> _Information shown_
□ □ □ □ □ □ □

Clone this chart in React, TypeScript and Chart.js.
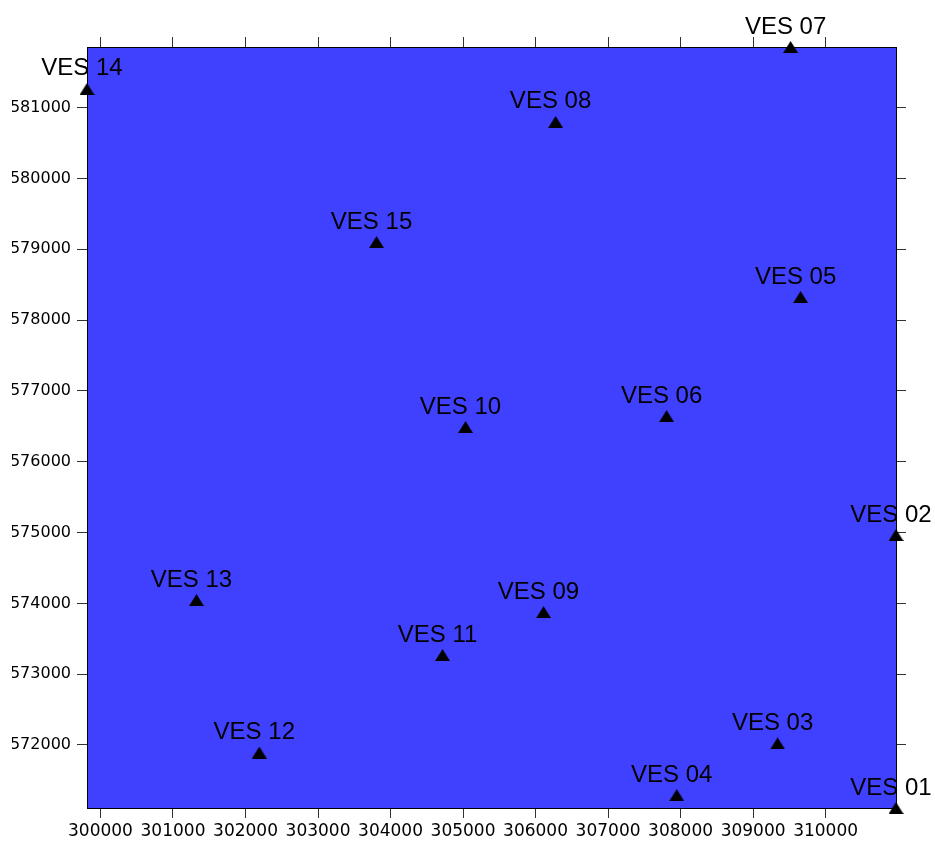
import React, { useEffect, useRef } from "react";
import { Chart, registerables } from "chart.js";

Chart.register(...registerables);

const siteNames = [
  "VES 01", "VES 02", "VES 03", "VES 04", "VES 05",
  "VES 06", "VES 07", "VES 08", "VES 09", "VES 10",
  "VES 11", "VES 12", "VES 13", "VES 14", "VES 15",
];
const eastings = [
  310971, 310971, 309338, 307947, 309655,
  307807, 309517, 306276, 306110, 305034,
  304717, 302190, 301324, 299814, 303807,
];
const northings = [
  571110, 574965, 572022, 571292, 578326,
  576645, 581857, 580798, 573877, 576490,
  573270, 571893, 574047, 581264, 579103,
];
const xRange = [299814, 310971];
const yRange = [571110, 581857];
const xTicks = [
  300000, 301000, 302000, 303000, 304000, 305000,
  306000, 307000, 308000, 309000, 310000,
];
const yTicks = [
  572000, 573000, 574000, 575000, 576000,
  577000, 578000, 579000, 580000, 581000,
];

function makeTriangle(): HTMLCanvasElement {
  const c = document.createElement("canvas");
  c.width = 15;
  c.height = 12;
  const g = c.getContext("2d")!;
  g.fillStyle = "#000";
  g.beginPath();
  g.moveTo(7.5, 0);
  g.lineTo(15, 12);
  g.lineTo(0, 12);
  g.closePath();
  g.fill();
  return c;
}

const bgPlugin = {
  id: "plotBg",
  beforeDraw(chart: any) {
    const { ctx, chartArea: a } = chart;
    ctx.save();
    ctx.fillStyle = "#4040ff";
    ctx.fillRect(a.left, a.top, a.right - a.left, a.bottom - a.top);
    ctx.restore();
  },
};

const labelPlugin = {
  id: "siteLabels",
  afterDatasetsDraw(chart: any) {
    const { ctx } = chart;
    const meta = chart.getDatasetMeta(0);
    ctx.save();
    ctx.fillStyle = "#000";
    ctx.font = "24px 'Liberation Sans', Arial, sans-serif";
    ctx.textAlign = "center";
    ctx.textBaseline = "alphabetic";
    meta.data.forEach((el: any, i: number) => {
      ctx.fillText(siteNames[i], el.x - 5, el.y - 13.5);
    });
    ctx.restore();
  },
};

export default function App() {
  const ref = useRef<HTMLCanvasElement | null>(null);
  useEffect(() => {
    if (!ref.current) return;
    const tri = makeTriangle();
    const gridOpts = {
      drawOnChartArea: false,
      drawTicks: true,
      tickLength: 10,
      tickColor: "#333",
      tickWidth: 1,
    };
    const borderOpts = { display: true, color: "#000", width: 1 };
    const fmt = (v: any) => String(v);
    const setTicks = (vals: number[]) => (s: any) => {
      s.ticks = vals.map((v) => ({ value: v }));
    };
    const chart = new Chart(ref.current, {
      type: "scatter",
      data: {
        datasets: [
          {
            data: eastings.map((x, i) => ({ x, y: northings[i] })),
            pointStyle: tri as any,
            pointRadius: 8,
            clip: false as any,
            backgroundColor: "#000",
            borderColor: "#000",
          },
        ],
      },
      options: {
        animation: false,
        responsive: false,
        events: [],
        layout: { padding: 0 },
        plugins: { legend: { display: false }, tooltip: { enabled: false } },
        scales: {
          x: {
            type: "linear",
            position: "bottom",
            min: xRange[0],
            max: xRange[1],
            afterBuildTicks: setTicks(xTicks),
            ticks: {
              autoSkip: false,
              maxRotation: 0,
              padding: 3,
              color: "#000",
              font: { family: "DejaVu Sans", size: 17 },
              callback: fmt,
            },
            grid: gridOpts,
            border: borderOpts,
            afterFit: (s: any) => {
              s.height = 34;
            },
          },
          x2: {
            type: "linear",
            position: "top",
            min: xRange[0],
            max: xRange[1],
            afterBuildTicks: setTicks(xTicks),
            ticks: { display: false },
            grid: gridOpts,
            border: borderOpts,
            afterFit: (s: any) => {
              s.height = 47;
            },
          },
          y: {
            type: "linear",
            position: "left",
            min: yRange[0],
            max: yRange[1],
            afterBuildTicks: setTicks(yTicks),
            ticks: {
              autoSkip: false,
              padding: 6,
              color: "#000",
              font: { family: "DejaVu Sans", size: 16 },
              callback: fmt,
            },
            grid: gridOpts,
            border: borderOpts,
            afterFit: (s: any) => {
              s.width = 75;
            },
          },
          y2: {
            type: "linear",
            position: "right",
            min: yRange[0],
            max: yRange[1],
            afterBuildTicks: setTicks(yTicks),
            ticks: { display: false },
            grid: gridOpts,
            border: borderOpts,
            afterFit: (s: any) => {
              s.width = 39;
            },
          },
        },
      } as any,
      plugins: [bgPlugin, labelPlugin],
    });
    return () => chart.destroy();
  }, []);

  return (
    <div style={{ position: "absolute", left: 12, top: 0, width: 923, height: 842, overflow: "hidden" }}>
      <canvas ref={ref} width={923} height={842} style={{ width: 923, height: 842, display: "block" }} />
    </div>
  );
}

□ □ □ □ □ □ □

> _What you have to do_
Begin at the first line of the data above and repeat each line exactly, stopping after the line containing "Chart.register(...registerables);". Omit the pictures.

> _Output for this exercise_
Clone this chart in React, TypeScript and Chart.js.
import React, { useEffect, useRef } from "react";
import { Chart, registerables } from "chart.js";

Chart.register(...registerables);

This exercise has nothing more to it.